◆ EXERCISE REQUIREMENTS
Leaving out the pictures, retype the lines from the beginning of the listing through the line containing "ax.yaxis.set_label_coords(-0.101, 0.5)".

◆ INPUT ROWS
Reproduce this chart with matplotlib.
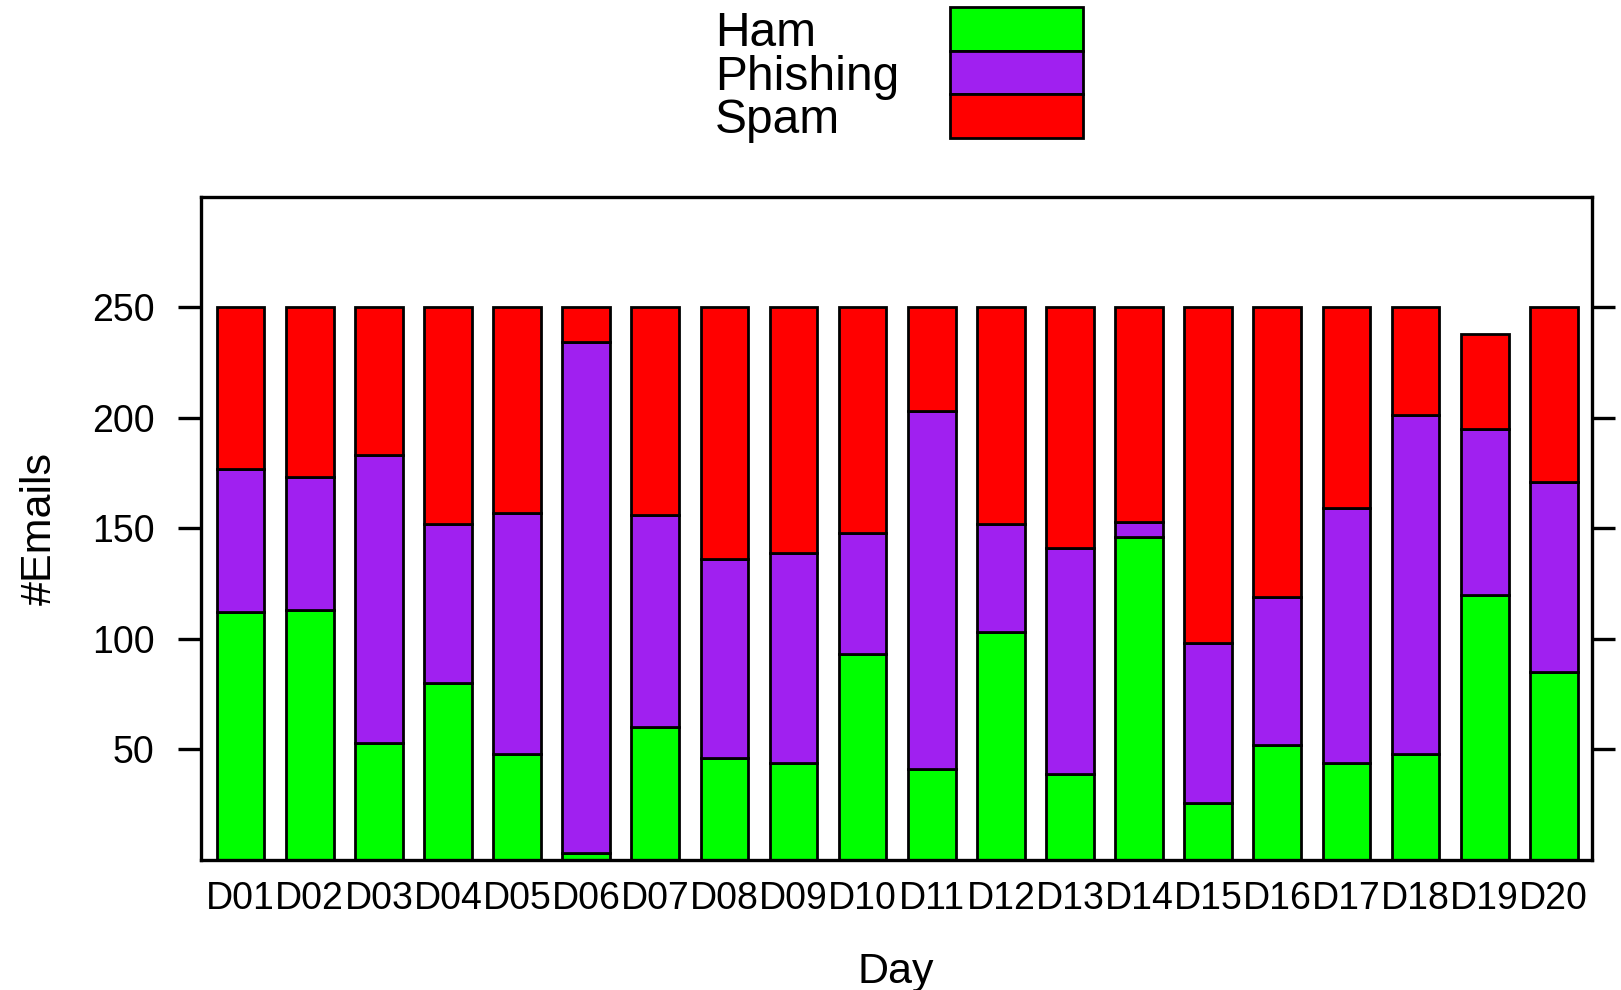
import numpy as np
import matplotlib
matplotlib.use("Agg")
import matplotlib.pyplot as plt
from matplotlib.patches import Rectangle

plt.rcParams["font.family"] = ["Liberation Sans", "DejaVu Sans"]

# Data
days = [f"D{i:02d}" for i in range(1, 21)]
ham      = [112, 113, 53, 80, 48, 3, 60, 46, 44, 93, 41, 103, 39, 146, 26, 52, 44, 48, 120, 85]
phishing = [65, 60, 130, 72, 109, 231, 96, 90, 95, 55, 162, 49, 102, 7, 72, 67, 115, 153, 75, 86]
spam     = [73, 77, 67, 98, 93, 16, 94, 114, 111, 102, 47, 98, 109, 97, 152, 131, 91, 49, 43, 79]
series_names = ["Ham", "Phishing", "Spam"]
colors = ["#00FF00", "#A020F0", "#FF0000"]
yticks = [50, 100, 150, 200, 250]

fig = plt.figure(figsize=(16.21, 9.90), dpi=100)
ax = fig.add_axes([0.1237, 0.1313, 0.982 - 0.1237, 0.8015 - 0.1313])

x = np.arange(1, len(days) + 1)
bottom = np.zeros(len(days))
for vals, col in zip([ham, phishing, spam], colors):
    ax.bar(x, vals, width=0.69, bottom=bottom, color=col,
           edgecolor="black", linewidth=2)
    bottom += np.array(vals)

ax.set_xlim(0.42, 20.55)
ax.set_ylim(0, 300)
ax.set_xticks(x)
ax.set_xticklabels(days, fontsize=27)
ax.set_yticks(yticks)
ax.set_yticklabels([str(t) for t in yticks], fontsize=27)
ax.tick_params(axis="x", length=0, pad=15)
ax.tick_params(axis="y", direction="out", length=16.5, width=2.4, pad=16.5,
               right=True, labelright=False)
for s in ax.spines.values():
    s.set_linewidth(2.4)

ax.set_xlabel("Day", fontsize=31)
ax.set_ylabel("#Emails", fontsize=31)
ax.xaxis.set_label_coords(0.5, -0.138)
ax.yaxis.set_label_coords(-0.101, 0.5)

# legend: labels on the left, stacked colour boxes on the right
W, H = 1621, 990
row_tops = [7, 50.7, 94]
box_h = 43.5
for name, col, top in zip(series_names, colors, row_tops):
    fig.add_artist(Rectangle((950 / W, 1 - (top + box_h) / H), 132.5 / W, box_h / H,
                             transform=fig.transFigure, facecolor=col,
                             edgecolor="black", linewidth=2))
    fig.text(715 / W, 1 - (top + box_h / 2 + 5) / H, name, fontsize=34.5,
             ha="left", va="center")

fig.savefig("out.png", dpi=100)
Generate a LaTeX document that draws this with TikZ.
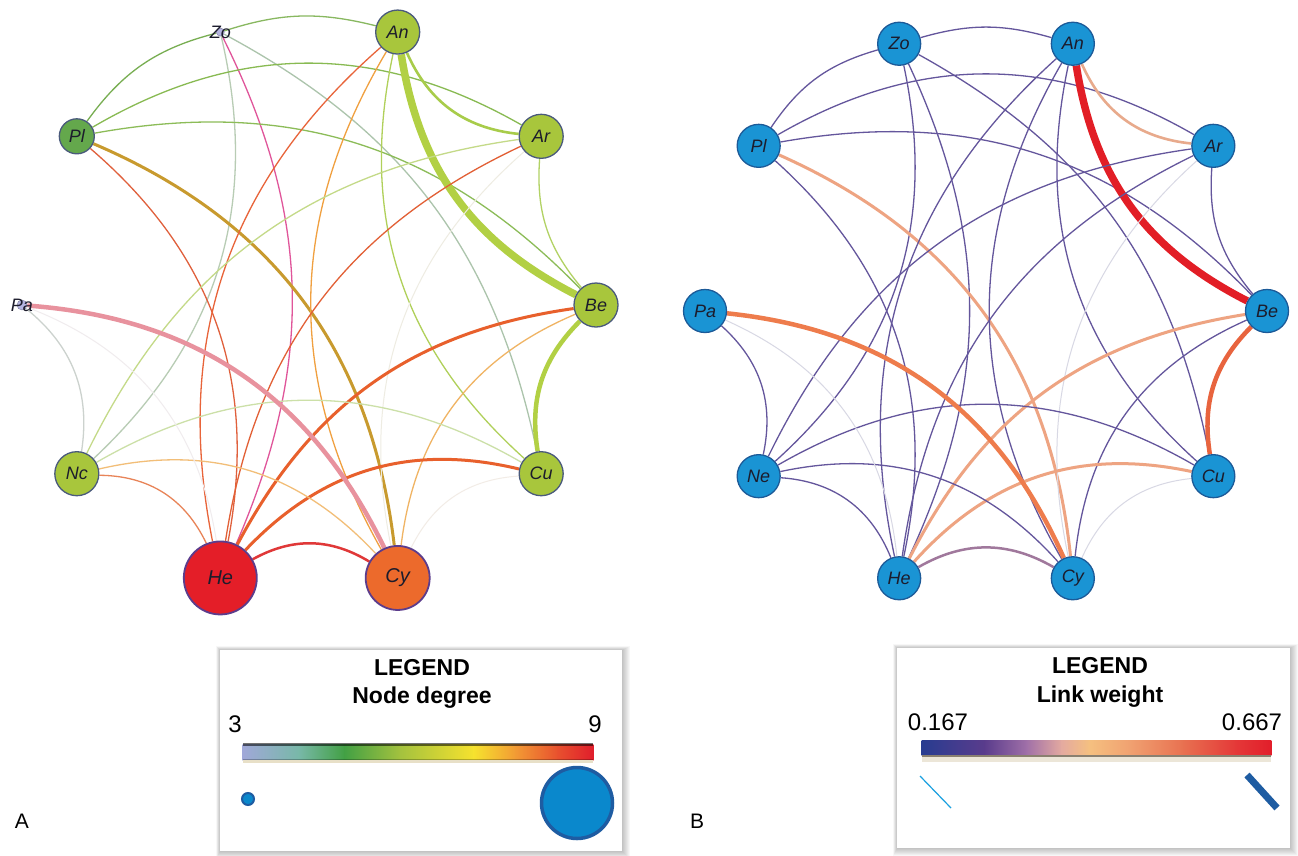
\documentclass[tikz,border=0pt]{standalone}
\usepackage{fontspec}
\setmainfont{Liberation Sans}
\usetikzlibrary{backgrounds}

% node colours
\definecolor{labelc}{HTML}{1C1C2C}
\definecolor{lav}{HTML}{B4B4E0}
\definecolor{ygreen}{HTML}{A8C63C}
\definecolor{dgreen}{HTML}{64A84C}
\definecolor{hered}{HTML}{E41E28}
\definecolor{cyor}{HTML}{EC6A2C}
\definecolor{aborder}{HTML}{4A5A7C}
\definecolor{hborder}{HTML}{5C3C8C}
\definecolor{bfill}{HTML}{1A94D4}
\definecolor{bborder}{HTML}{1C5A98}
% link colours, panel B (weight scale)
\definecolor{lowlink}{HTML}{64569C}
\definecolor{peach}{HTML}{EEA482}
\definecolor{lightpeach}{HTML}{E8AA8C}
\definecolor{topred}{HTML}{E21E26}
\definecolor{midred}{HTML}{E8643E}
\definecolor{orangeB}{HTML}{EE7C4C}
\definecolor{faint}{HTML}{D8D8E4}
\definecolor{mauve}{HTML}{A0789C}
% link colours, panel A (blend of end colours)
\definecolor{eZoAn}{HTML}{88B860}
\definecolor{eZoPl}{HTML}{78AE52}
\definecolor{eZoHe}{HTML}{E0559A}
\definecolor{eZoNc}{HTML}{B8CCB4}
\definecolor{eZoCu}{HTML}{ACC4AC}
\definecolor{ePlAr}{HTML}{88BA52}
\definecolor{ePlBe}{HTML}{8CBC58}
\definecolor{ePlCy}{HTML}{C89A2E}
\definecolor{ePlHe}{HTML}{E0603C}
\definecolor{eAnBe}{HTML}{B2D044}
\definecolor{eAnAr}{HTML}{A8CC4A}
\definecolor{eAnHe}{HTML}{E8643A}
\definecolor{eAnCy}{HTML}{F0A040}
\definecolor{eAnCu}{HTML}{B0D05A}
\definecolor{eArHe}{HTML}{E26036}
\definecolor{eArNc}{HTML}{C4DA88}
\definecolor{eArBe}{HTML}{B2D264}
\definecolor{eArCy}{HTML}{EEECE2}
\definecolor{eBeHe}{HTML}{E8602C}
\definecolor{eBeCu}{HTML}{B2D044}
\definecolor{eBeCy}{HTML}{F0B464}
\definecolor{eCuHe}{HTML}{E8602C}
\definecolor{eCuNc}{HTML}{CCE0A8}
\definecolor{eCuCy}{HTML}{F2ECE6}
\definecolor{eNcHe}{HTML}{E88458}
\definecolor{eNcCy}{HTML}{F2BE78}
\definecolor{ePaNc}{HTML}{CCD2CE}
\definecolor{ePaCy}{HTML}{E8929E}
\definecolor{ePaHe}{HTML}{F0ECEE}
\definecolor{eHeCy}{HTML}{E03838}
% colour bars
\definecolor{gA0}{HTML}{A0A8D8}
\definecolor{gA1}{HTML}{78B8A8}
\definecolor{gA2}{HTML}{42A044}
\definecolor{gA3}{HTML}{A4C23E}
\definecolor{gA4}{HTML}{F6E22E}
\definecolor{gA5}{HTML}{F29A34}
\definecolor{gA6}{HTML}{E8502E}
\definecolor{gA7}{HTML}{E01E2C}
\definecolor{gB0}{HTML}{283C90}
\definecolor{gB1}{HTML}{5A3C8C}
\definecolor{gB2}{HTML}{A070A8}
\definecolor{gB3}{HTML}{E4AAA0}
\definecolor{gB4}{HTML}{F5C080}
\definecolor{gB5}{HTML}{F0A070}
\definecolor{gB6}{HTML}{E87050}
\definecolor{gB7}{HTML}{E43838}
\definecolor{gB8}{HTML}{E21E2A}
\definecolor{legblue}{HTML}{0A88CC}
\definecolor{legedge}{HTML}{1E5CA2}
\definecolor{legcyan}{HTML}{1AA0E0}
\definecolor{barbeige}{HTML}{E8E0C8}
\definecolor{bargrey}{HTML}{8A8070}
\definecolor{barbeigeB}{HTML}{ECE6D8}

\tikzset{
  gnode/.style={circle, inner sep=0pt, line width=1.3pt, text=labelc,
    font=\fontsize{18}{18}\selectfont\itshape},
  anode/.style={gnode, draw=aborder},
  bignode/.style={gnode, draw=hborder, line width=1.8pt,
    font=\fontsize{20}{20}\selectfont\itshape},
  tinynode/.style={circle, inner sep=0pt, fill=lav, draw=lav!70!black, line width=0.4pt},
  tinylabel/.style={text=labelc, font=\fontsize{18}{18}\selectfont\itshape},
  bnode/.style={gnode, draw=bborder, fill=bfill, minimum size=43pt},
  legtitle/.style={anchor=base, font=\fontsize{23}{23}\selectfont\bfseries},
  legnum/.style={anchor=base, font=\fontsize{24}{24}\selectfont},
  panel/.style={anchor=base, font=\fontsize{21}{21}\selectfont},
}

\begin{document}
\begin{tikzpicture}[x=1pt,y=1pt]
\useasboundingbox (0,0) rectangle (1298,-855);
\begin{pgfonlayer}{background}
  \fill[white] (0,0) rectangle (1298,-855);
\end{pgfonlayer}

% ---------- panel A: nodes coloured and sized by degree ----------
\node[anode, fill=ygreen, minimum size=44pt] (aAn) at ([shift={(72:287)}]309,-305) {An};
\node[anode, fill=ygreen, minimum size=44pt] (aAr) at ([shift={(36:287)}]309,-305) {Ar};
\node[anode, fill=ygreen, minimum size=44pt] (aBe) at ([shift={(0:287)}]309,-305) {Be};
\node[anode, fill=ygreen, minimum size=44pt] (aCu) at ([shift={(-36:287)}]309,-305) {Cu};
\node[anode, fill=ygreen, minimum size=44pt] (aNc) at ([shift={(216:287)}]309,-305) {Nc};
\node[anode, fill=dgreen, minimum size=35pt] (aPl) at ([shift={(144:287)}]309,-305) {Pl};
\node[bignode, fill=hered, minimum size=73pt] (aHe) at ([shift={(252:287)}]309,-305) {He};
\node[bignode, fill=cyor, minimum size=64pt] (aCy) at ([shift={(288:287)}]309,-305) {Cy};
\node[tinynode, minimum size=8pt, label={[tinylabel]center:Zo}] (aZo) at ([shift={(108:287)}]309,-305) {};
\node[tinynode, minimum size=10pt, label={[tinylabel]center:Pa}] (aPa) at ([shift={(180:287)}]309,-305) {};

% ---------- panel B: uniform nodes, links coloured by weight ----------
\node[bnode] (bAn) at ([shift={(72:281)}]986,-311) {An};
\node[bnode] (bAr) at ([shift={(36:281)}]986,-311) {Ar};
\node[bnode] (bBe) at ([shift={(0:281)}]986,-311) {Be};
\node[bnode] (bCu) at ([shift={(-36:281)}]986,-311) {Cu};
\node[bnode] (bNc) at ([shift={(216:281)}]986,-311) {Ne};
\node[bnode] (bPl) at ([shift={(144:281)}]986,-311) {Pl};
\node[bnode] (bHe) at ([shift={(252:281)}]986,-311) {He};
\node[bnode] (bCy) at ([shift={(288:281)}]986,-311) {Cy};
\node[bnode] (bZo) at ([shift={(108:281)}]986,-311) {Zo};
\node[bnode] (bPa) at ([shift={(180:281)}]986,-311) {Pa};

% ---------- links (same layout in both panels) ----------
\begin{pgfonlayer}{background}
\foreach \s/\t/\b/\w/\ca/\cb in {
  Zo/An/16/1.3/eZoAn/lowlink,
  Pl/Zo/20/1.3/eZoPl/lowlink,
  Zo/He/25/1.3/eZoHe/lowlink,
  Zo/Nc/30/1.3/eZoNc/lowlink,
  Zo/Cu/25/1.3/eZoCu/lowlink,
  Pl/Ar/30/1.3/ePlAr/lowlink,
  Pl/Be/28/1.3/ePlBe/lowlink,
  Pl/Cy/30/3/ePlCy/peach,
  Pl/He/30/1.3/ePlHe/lowlink,
  Be/An/27/7.5/eAnBe/topred,
  Ar/An/30/2.6/eAnAr/lightpeach,
  He/An/30/1.3/eAnHe/lowlink,
  Cy/An/30/1.3/eAnCy/lowlink,
  Cu/An/30/1.3/eAnCu/lowlink,
  He/Ar/28/1.3/eArHe/lowlink,
  Nc/Ar/28/1.3/eArNc/lowlink,
  Be/Ar/22/1.3/eArBe/lowlink,
  Cy/Ar/30/1/eArCy/faint,
  He/Be/27/3/eBeHe/peach,
  Cu/Be/27/4.5/eBeCu/midred,
  Cy/Be/30/1.3/eBeCy/lowlink,
  He/Cu/30/3/eCuHe/peach,
  Nc/Cu/30/1.3/eCuNc/lowlink,
  Cy/Cu/30/1/eCuCy/faint,
  Nc/He/32/1.3/eNcHe/lowlink,
  Nc/Cy/30/1.3/eNcCy/lowlink,
  Pa/Nc/30/1.3/ePaNc/lowlink,
  Pa/Cy/30/4.5/ePaCy/orangeB,
  Pa/He/30/1/ePaHe/faint,
  He/Cy/30/2.5/eHeCy/mauve}
{
  \draw[line width=\w pt, draw=\ca] (a\s) to[bend left=\b] (a\t);
  \draw[line width=\w pt, draw=\cb] (b\s) to[bend left=\b] (b\t);
}
\end{pgfonlayer}

% ---------- legend A ----------
\foreach \i in {1,...,8}
  \fill[black, opacity=0.03] ({220-\i*0.5},{-650+\i*0.5}) rectangle ({622+\i},{-851-\i});
\fill[white] (220,-650) rectangle (622,-851);
\node[legtitle] (legAt) at (422,-675) {LEGEND};
\node[legtitle] (legAs) at (422,-703) {Node degree};
\node[legnum] (legAlo) at (235,-732) {3};
\node[legnum] (legAhi) at (595,-732) {9};
\foreach \xa/\xb/\ca/\cb in {0/0.16/gA0/gA1, 0.16/0.29/gA1/gA2, 0.29/0.45/gA2/gA3,
    0.45/0.66/gA3/gA4, 0.66/0.78/gA4/gA5, 0.78/0.9/gA5/gA6, 0.9/1/gA6/gA7}
  \shade[left color=\ca, right color=\cb] ({243+350*\xa-0.4},-744) rectangle ({243+350*\xb+0.4},-760);
\fill[black, opacity=0.55] (243,-743) rectangle (593,-745.5);
\fill[black, opacity=0.25] (243,-758.5) rectangle (593,-760);
\fill[barbeige] (243,-760) rectangle (593,-763);
\draw[legedge, fill=legblue, line width=2pt] (248,-799) circle[radius=6];
\draw[legedge, fill=legblue, line width=3.5pt] (577,-803) circle[radius=35.5];

% ---------- legend B ----------
\foreach \i in {1,...,8}
  \fill[black, opacity=0.03] ({897-\i*0.5},{-648+\i*0.5}) rectangle ({1290+\i},{-848-\i});
\fill[white] (897,-648) rectangle (1290,-848);
\node[legtitle] (legBt) at (1100,-673) {LEGEND};
\node[legtitle] (legBs) at (1100,-702) {Link weight};
\node[legnum] (legBlo) at (938,-730) {0.167};
\node[legnum] (legBhi) at (1252,-730) {0.667};
\foreach \xa/\xb/\ca/\cb in {0/0.18/gB0/gB1, 0.18/0.3/gB1/gB2, 0.3/0.4/gB2/gB3,
    0.4/0.48/gB3/gB4, 0.48/0.6/gB4/gB5, 0.6/0.75/gB5/gB6, 0.75/0.9/gB6/gB7, 0.9/1/gB7/gB8}
  \shade[left color=\ca, right color=\cb] ({922+349*\xa-0.4},-740) rectangle ({922+349*\xb+0.4},-755);
\fill[bargrey] (922,-755) rectangle (1271,-757);
\fill[barbeigeB] (922,-757) rectangle (1271,-762);
\draw[legcyan, line width=1.2pt] (920,-776) -- (951,-808);
\draw[legedge, line width=7pt] (1247,-775) -- (1277,-808);

% ---------- panel letters ----------
\node[panel] (pA) at (22,-828) {A};
\node[panel] (pB) at (697,-828) {B};
\end{tikzpicture}
\end{document}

◆ SOLUTION BELOW
Reproduce this chart with matplotlib.
import numpy as np
import matplotlib
matplotlib.use("Agg")
import matplotlib.pyplot as plt
from matplotlib.patches import Rectangle

plt.rcParams["font.family"] = ["Liberation Sans", "DejaVu Sans"]

# Data
days = [f"D{i:02d}" for i in range(1, 21)]
ham      = [112, 113, 53, 80, 48, 3, 60, 46, 44, 93, 41, 103, 39, 146, 26, 52, 44, 48, 120, 85]
phishing = [65, 60, 130, 72, 109, 231, 96, 90, 95, 55, 162, 49, 102, 7, 72, 67, 115, 153, 75, 86]
spam     = [73, 77, 67, 98, 93, 16, 94, 114, 111, 102, 47, 98, 109, 97, 152, 131, 91, 49, 43, 79]
series_names = ["Ham", "Phishing", "Spam"]
colors = ["#00FF00", "#A020F0", "#FF0000"]
yticks = [50, 100, 150, 200, 250]

fig = plt.figure(figsize=(16.21, 9.90), dpi=100)
ax = fig.add_axes([0.1237, 0.1313, 0.982 - 0.1237, 0.8015 - 0.1313])

x = np.arange(1, len(days) + 1)
bottom = np.zeros(len(days))
for vals, col in zip([ham, phishing, spam], colors):
    ax.bar(x, vals, width=0.69, bottom=bottom, color=col,
           edgecolor="black", linewidth=2)
    bottom += np.array(vals)

ax.set_xlim(0.42, 20.55)
ax.set_ylim(0, 300)
ax.set_xticks(x)
ax.set_xticklabels(days, fontsize=27)
ax.set_yticks(yticks)
ax.set_yticklabels([str(t) for t in yticks], fontsize=27)
ax.tick_params(axis="x", length=0, pad=15)
ax.tick_params(axis="y", direction="out", length=16.5, width=2.4, pad=16.5,
               right=True, labelright=False)
for s in ax.spines.values():
    s.set_linewidth(2.4)

ax.set_xlabel("Day", fontsize=31)
ax.set_ylabel("#Emails", fontsize=31)
ax.xaxis.set_label_coords(0.5, -0.138)
ax.yaxis.set_label_coords(-0.101, 0.5)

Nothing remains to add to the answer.